WHAT IS NEEDED
Quote from the first line below through the line that contains "ax.set_ylim(0, (B - T) / pxy)", both included, and leave the pictures out.

***** LISTED ENTRIES

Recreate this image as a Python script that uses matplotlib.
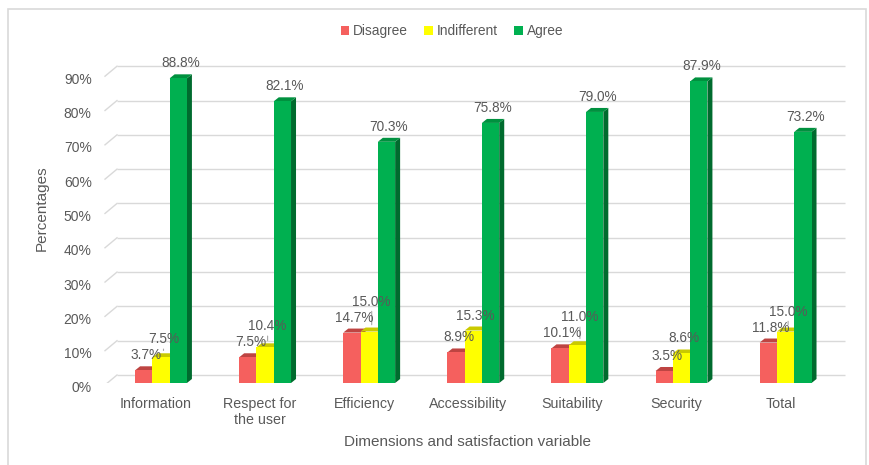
import numpy as np
import matplotlib
matplotlib.use("Agg")
import matplotlib.pyplot as plt
from matplotlib.patches import Polygon, Patch, Rectangle
from matplotlib.transforms import ScaledTranslation

plt.rcParams['font.family'] = ['Liberation Sans', 'DejaVu Sans']

categories = ['Information', 'Respect for\nthe user', 'Efficiency', 'Accessibility',
              'Suitability', 'Security', 'Total']
disagree = [3.7, 7.5, 14.7, 8.9, 10.1, 3.5, 11.8]
indifferent = [7.5, 10.4, 15.0, 15.3, 11.0, 8.6, 15.0]
agree = [88.8, 82.1, 70.3, 75.8, 79.0, 87.9, 73.2]
series_names = ['Disagree', 'Indifferent', 'Agree']
yticks = [0, 10, 20, 30, 40, 50, 60, 70, 80, 90]

front = ['#F5605E', '#FFFF00', '#00B050']
top = ['#BE4442', '#CACA00', '#00913F']
side = ['#A83B3A', '#B5B500', '#006B2E']
txt = '#595959'
grid = '#D9D9D9'

W, H = 870, 465
fig = plt.figure(figsize=(W / 100, H / 100), dpi=100)

# plot area: x=0 category center at px 161, 104.1 px per category; y=0 at px 383
L, R, B, T = 100, 850, 383, 40
pxx, pxy = 104.1, 3.431
ax = fig.add_axes([L / W, 1 - B / H, (R - L) / W, (B - T) / H])
x0 = (L - 161) / pxx
ax.set_xlim(x0, x0 + (R - L) / pxx)
ax.set_ylim(0, (B - T) / pxy)

def dxp(p):
    return p / pxx

def dyp(p):
    return p / pxy

# back wall gridlines with floor diagonal
gx_start = x0 + dxp(117 - L)
gx_end = x0 + dxp(845 - L)
dg_start = x0 + dxp(105 - L)
for v in yticks:
    ax.plot([gx_start, gx_end], [v + dyp(8), v + dyp(8)], color=grid, lw=1, zorder=0,
            solid_capstyle='butt')
    ax.plot([dg_start, gx_start], [v - dyp(2), v + dyp(8)], color=grid, lw=1, zorder=0)

bw = 0.166
ddx, ddy = dxp(5), dyp(4)
x = np.arange(len(categories))
series = [disagree, indifferent, agree]
off = 15   # px from bar top to label center
sep = 16   # min px between red and yellow label centers

for i in range(len(categories)):
    red_lab = disagree[i] * pxy + off
    for s, vals in enumerate(series):
        h = vals[i]
        xc = x[i] + (s - 1) * bw
        xl, xr = xc - bw / 2, xc + bw / 2
        z = 2 + s * 3
        ax.add_patch(Polygon([(xr, 0), (xr + ddx, ddy), (xr + ddx, h + ddy), (xr, h)],
                             closed=True, fc=side[s], ec='none', zorder=z))
        ax.add_patch(Polygon([(xl, h), (xr, h), (xr + ddx, h + ddy), (xl + ddx, h + ddy)],
                             closed=True, fc=top[s], ec='none', zorder=z + 1))
        ax.bar(xc, h, width=bw, color=front[s], zorder=z + 2, linewidth=0)

        lab = h * pxy + off
        if s == 1:
            lab = max(lab, red_lab + sep)
        dist = lab - h * pxy
        ax.annotate(f'{h:.1f}%', (xc + ddx / 2, h), xytext=(0, dist * 0.72),
                    textcoords='offset points', ha='center', va='center',
                    fontsize=9.8, color=txt, zorder=20)
        if dist - off > 2:
            ax.annotate('', (xc + ddx / 2, h + dyp(4)), xytext=(xc + ddx / 2, h + dyp(dist - 7)),
                        arrowprops=dict(arrowstyle='-', color='#A6A6A6', lw=0.8), zorder=19)

ax.set_yticks(yticks)
ax.set_yticklabels([f'{v}%' for v in yticks], fontsize=10, color=txt)
ax.set_xticks(x)
ax.set_xticklabels(categories, fontsize=10.3, color=txt, linespacing=1.15)
ax.tick_params(axis='both', length=0)
ax.tick_params(axis='y', pad=6)
ax.tick_params(axis='x', pad=10)
for lab in ax.get_yticklabels():
    lab.set_transform(lab.get_transform() + ScaledTranslation(0, -0.04, fig.dpi_scale_trans))
for lab in ax.get_xticklabels():
    lab.set_transform(lab.get_transform() + ScaledTranslation(-0.05, 0, fig.dpi_scale_trans))
for sp in ax.spines.values():
    sp.set_visible(False)
ax.patch.set_alpha(0)

fig.text(42 / W, 1 - 208 / H, 'Percentages', rotation=90, ha='center', va='center',
         fontsize=11, color=txt)
fig.text(468 / W, 1 - 442 / H, 'Dimensions and satisfaction variable', ha='center',
         va='center', fontsize=11, color=txt)

handles = [Patch(facecolor=c, edgecolor='none', label=n) for c, n in zip(front, series_names)]
fig.legend(handles=handles, loc='center', bbox_to_anchor=(452 / W, 1 - 31 / H), ncol=3,
           frameon=False, fontsize=9.9, handlelength=0.6, handleheight=0.6,
           handletextpad=0.3, columnspacing=1.2, labelcolor=txt)

fig.patches.append(Rectangle((8 / W, -0.05), (866 - 8) / W, 1.05 - 9 / H,
                             transform=fig.transFigure, fill=False, ec=grid, lw=1.2))

fig.savefig('out.png', dpi=100)
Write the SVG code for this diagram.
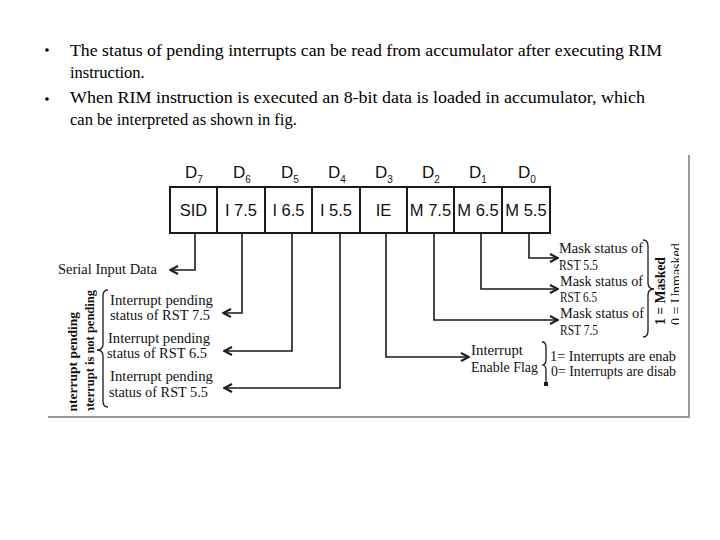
<svg xmlns="http://www.w3.org/2000/svg" width="720" height="540" viewBox="0 0 720 540">
<style>
.top{font-family:"Liberation Serif","Times New Roman",serif;font-size:16.5px;fill:#000}
.lbl{font-family:"Liberation Serif","Times New Roman",serif;font-size:14.5px;fill:#111}
.vt{font-family:"Liberation Serif","Times New Roman",serif;font-size:14px;font-weight:bold;fill:#111}
.cell{font-family:"Liberation Sans",Arial,sans-serif;font-size:16.5px;fill:#111;text-anchor:middle}
.dl{font-family:"Liberation Sans",Arial,sans-serif;font-size:17px;fill:#111}
.sub{font-size:10px}
.ln{fill:none;stroke:#1a1a1a;stroke-width:1.6}
.br{fill:none;stroke:#1a1a1a;stroke-width:1.3}
.frame{fill:none;stroke:#9a9a9a;stroke-width:2}
</style>
<defs>
<marker id="ah" viewBox="0 0 10 10" refX="9" refY="5" markerWidth="10" markerHeight="10" markerUnits="userSpaceOnUse" orient="auto">
<path d="M1,1 L9,5 L1,9" fill="none" stroke="#1a1a1a" stroke-width="2"/>
</marker>
<clipPath id="clipL"><rect x="0" y="0" width="720" height="411"/></clipPath>
<clipPath id="clipR"><rect x="0" y="0" width="679" height="540"/></clipPath>
</defs>
<rect width="720" height="540" fill="#fff"/>

<g id="bullets">
<circle cx="47" cy="50" r="1.8" fill="#000"/>
<text class="top" x="70" y="56" textLength="592" lengthAdjust="spacingAndGlyphs">The status of pending interrupts can be read from accumulator after executing RIM</text>
<text class="top" x="70" y="78">instruction.</text>
<circle cx="47" cy="99" r="1.8" fill="#000"/>
<text class="top" x="70" y="103" textLength="575" lengthAdjust="spacingAndGlyphs">When RIM instruction is executed an 8-bit data is loaded in accumulator, which</text>
<text class="top" x="70" y="125">can be interpreted as shown in fig.</text>
</g>

<g id="frame">
<path class="frame" d="M689,155 V417 H48"/>
</g>

<g id="register">
<rect x="170" y="187" width="380" height="46" fill="#fff" stroke="#1a1a1a" stroke-width="2"/>
<path d="M217,187 V233 M265,187 V233 M312,187 V233 M360,187 V233 M407,187 V233 M454,187 V233 M502,187 V233" stroke="#1a1a1a" stroke-width="2"/>
<g id="bit7"><text class="dl" x="185" y="178">D<tspan class="sub" dy="5">7</tspan></text><text class="cell" x="193.5" y="216">SID</text></g>
<g id="bit6"><text class="dl" x="233" y="178">D<tspan class="sub" dy="5">6</tspan></text><text class="cell" x="241" y="216">I 7.5</text></g>
<g id="bit5"><text class="dl" x="281" y="178">D<tspan class="sub" dy="5">5</tspan></text><text class="cell" x="288.5" y="216">I 6.5</text></g>
<g id="bit4"><text class="dl" x="328" y="178">D<tspan class="sub" dy="5">4</tspan></text><text class="cell" x="336" y="216">I 5.5</text></g>
<g id="bit3"><text class="dl" x="375" y="178">D<tspan class="sub" dy="5">3</tspan></text><text class="cell" x="383.5" y="216">IE</text></g>
<g id="bit2"><text class="dl" x="422" y="178">D<tspan class="sub" dy="5">2</tspan></text><text class="cell" x="430.5" y="216">M 7.5</text></g>
<g id="bit1"><text class="dl" x="469" y="178">D<tspan class="sub" dy="5">1</tspan></text><text class="cell" x="478" y="216">M 6.5</text></g>
<g id="bit0"><text class="dl" x="518" y="178">D<tspan class="sub" dy="5">0</tspan></text><text class="cell" x="526" y="216">M 5.5</text></g>
</g>

<g id="connectors">
<path class="ln" marker-end="url(#ah)" d="M195,233 V270 H170"/>
<path class="ln" marker-end="url(#ah)" d="M242,233 V313 H223"/>
<path class="ln" marker-end="url(#ah)" d="M292,233 V351 H224"/>
<path class="ln" marker-end="url(#ah)" d="M340,233 V388 H224"/>
<path class="ln" marker-end="url(#ah)" d="M386,233 V357 H469"/>
<path class="ln" marker-end="url(#ah)" d="M434,233 V320 H558"/>
<path class="ln" marker-end="url(#ah)" d="M481,233 V289 H558"/>
<path class="ln" marker-end="url(#ah)" d="M529,233 V258 H558"/>
</g>

<g id="serial">
<text class="lbl" x="58" y="274" textLength="99" lengthAdjust="spacingAndGlyphs">Serial Input Data</text>
</g>

<g id="pending">
<text class="lbl" x="110" y="305" textLength="103" lengthAdjust="spacingAndGlyphs">Interrupt pending</text>
<text class="lbl" x="110" y="320" textLength="100" lengthAdjust="spacingAndGlyphs">status of RST 7.5</text>
<text class="lbl" x="108" y="343" textLength="102" lengthAdjust="spacingAndGlyphs">Interrupt pending</text>
<text class="lbl" x="107" y="358" textLength="100" lengthAdjust="spacingAndGlyphs">status of RST 6.5</text>
<text class="lbl" x="110" y="381" textLength="103" lengthAdjust="spacingAndGlyphs">Interrupt pending</text>
<text class="lbl" x="109" y="397" textLength="99" lengthAdjust="spacingAndGlyphs">status of RST 5.5</text>
<path class="br" d="M108,290 q-5,0 -5,6 V344 q0,6 -6,6 q6,0 6,6 V401 q0,6 5,6"/>
<g clip-path="url(#clipL)">
<text class="vt" transform="translate(77,312) rotate(-90)" text-anchor="end" style="font-size:13.5px">Interrupt pending</text>
<text class="vt" transform="translate(93.5,290) rotate(-90)" text-anchor="end" style="font-size:12.5px">Interrupt is not pending</text>
</g>
</g>

<g id="mask">
<text class="lbl" x="559" y="253" textLength="84" lengthAdjust="spacingAndGlyphs">Mask status of</text>
<text class="lbl" x="559" y="270" textLength="39" lengthAdjust="spacingAndGlyphs">RST 5.5</text>
<text class="lbl" x="560" y="286" textLength="83" lengthAdjust="spacingAndGlyphs">Mask status of</text>
<text class="lbl" x="560" y="302" textLength="37" lengthAdjust="spacingAndGlyphs">RST 6.5</text>
<text class="lbl" x="560" y="318" textLength="84" lengthAdjust="spacingAndGlyphs">Mask status of</text>
<text class="lbl" x="560" y="335" textLength="38" lengthAdjust="spacingAndGlyphs">RST 7.5</text>
<path class="br" d="M643,240 q5,0 5,6 V283 q0,6 6,6 q-6,0 -6,6 V331 q0,6 -5,6"/>
<text class="vt" transform="translate(665,325) rotate(-90)" textLength="68" lengthAdjust="spacingAndGlyphs">1 = Masked</text>
<g clip-path="url(#clipR)">
<text class="vt" transform="translate(681,325) rotate(-90)" style="font-weight:normal">0 = Unmasked</text>
</g>
</g>

<g id="ieflag">
<text class="lbl" x="471" y="355" textLength="52" lengthAdjust="spacingAndGlyphs">Interrupt</text>
<text class="lbl" x="471" y="372" textLength="67" lengthAdjust="spacingAndGlyphs">Enable Flag</text>
<path class="br" d="M542,342 q4,0 4,5 V360 q0,4 -3,5 q3,1 3,5 V380 q0,4 -1,5"/>
<rect x="544" y="382" width="4" height="4" fill="#1a1a1a"/>
<text class="lbl" x="550" y="361" textLength="126" lengthAdjust="spacingAndGlyphs">1= Interrupts are enab</text>
<text class="lbl" x="551" y="376" textLength="125" lengthAdjust="spacingAndGlyphs">0= Interrupts are disab</text>
</g>
</svg>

**********

ANSWER TO THIS PROBLEM
Recreate this image as a Python script that uses matplotlib.
import numpy as np
import matplotlib
matplotlib.use("Agg")
import matplotlib.pyplot as plt
from matplotlib.patches import Polygon, Patch, Rectangle
from matplotlib.transforms import ScaledTranslation

plt.rcParams['font.family'] = ['Liberation Sans', 'DejaVu Sans']

categories = ['Information', 'Respect for\nthe user', 'Efficiency', 'Accessibility',
              'Suitability', 'Security', 'Total']
disagree = [3.7, 7.5, 14.7, 8.9, 10.1, 3.5, 11.8]
indifferent = [7.5, 10.4, 15.0, 15.3, 11.0, 8.6, 15.0]
agree = [88.8, 82.1, 70.3, 75.8, 79.0, 87.9, 73.2]
series_names = ['Disagree', 'Indifferent', 'Agree']
yticks = [0, 10, 20, 30, 40, 50, 60, 70, 80, 90]

front = ['#F5605E', '#FFFF00', '#00B050']
top = ['#BE4442', '#CACA00', '#00913F']
side = ['#A83B3A', '#B5B500', '#006B2E']
txt = '#595959'
grid = '#D9D9D9'

W, H = 870, 465
fig = plt.figure(figsize=(W / 100, H / 100), dpi=100)

# plot area: x=0 category center at px 161, 104.1 px per category; y=0 at px 383
L, R, B, T = 100, 850, 383, 40
pxx, pxy = 104.1, 3.431
ax = fig.add_axes([L / W, 1 - B / H, (R - L) / W, (B - T) / H])
x0 = (L - 161) / pxx
ax.set_xlim(x0, x0 + (R - L) / pxx)
ax.set_ylim(0, (B - T) / pxy)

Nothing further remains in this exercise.